Гарион сжал кулаки и приподнялся, лицо его от гнева покрылось пятнами, но рука Белгарата крепко сжала его запястье.
— Сиди! — приказал старик.
— Но…
— Я сказал, сиди, Гарион. Тебя это не касается.
— Если, конечно, ты не хочешь купить эту женщину, — высказал предположение Силк.
— А она здорова? — обратился к Тэшору длиннолицый траппер со шрамом через всю щеку.
— Да, здорова, — заявил Тэшор, — и у нее есть все зубы. Покажи им свои зубы, Веяла.
— Они не смотрят на мои зубы, идиот, — ответила она, но при этом смотрела на траппера со шрамом на щеке, и в ее черных глазах читался прямой вызов.
— Она прекрасная повариха, — быстро продолжал Тэшор, — и знает средства против ревматизма и лихорадки. Она умеет шить и дубить кожи и при этом не слишком много ест. Изо рта у нее нет дурного запаха — если она не ест лука, — и она почти никогда не храпит, если только не напьется.
— Если она такая хорошая, то зачем же ты хочешь ее продать? — поинтересовался длиннолицый траппер.
— Старею, — ответил Тэшор, — и мне хотелось бы немного спокойствия и тишины. Присутствие Веллы волнует, но я уже пережил все свои волнения. Хотел бы осесть где нибудь и, быть может, начать разводить цыплят или козлят. — Голос сгорбленного старика звучал несколько уныло.
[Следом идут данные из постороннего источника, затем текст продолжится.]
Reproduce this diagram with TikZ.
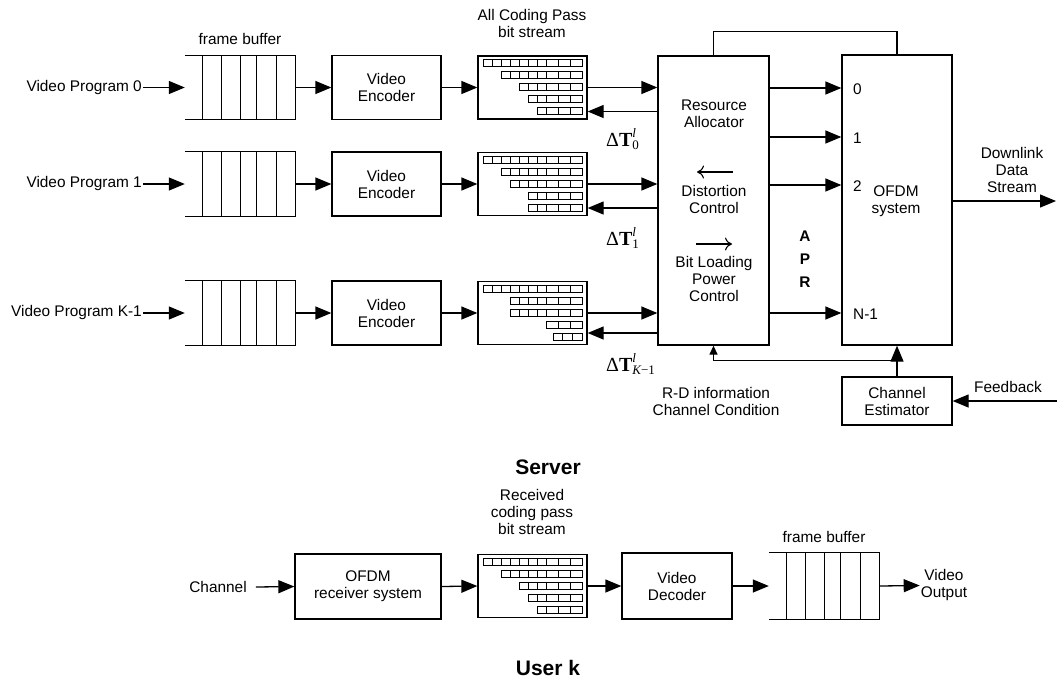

— Ну это уж совсем невыносимо! — взорвалась Велла. — Неужели мне все самой нужно делать? Прочь с дороги, Тэшор. — Она грубо оттолкнула старого траппера и поглядела на толпу сияющими черными глазами. — Итак, — объявила она, — перейдем к делу. Тэшор хочет меня продать. Я сильная и здоровая. Я умею готовить пищу, выделывать кожи и шкуры, лечить обычные болезни, бойко торговаться при покупке припасов, и я могу варить хорошее пиво. — Ее глаза угрожающе сузились — Я не бывала в постели ни с одним мужчиной, кинжалы у меня достаточно отточены, чтобы убедить незнакомцев не пытаться совершить надо мною насилие. Я умею играть на деревянной флейте и знаю много старых сказок. Я могу делать чумные и сонные знаки и знаки порчи, чтобы отпугнуть мориндима, а однажды я убила из лука медведя с расстояния в тридцать шагов.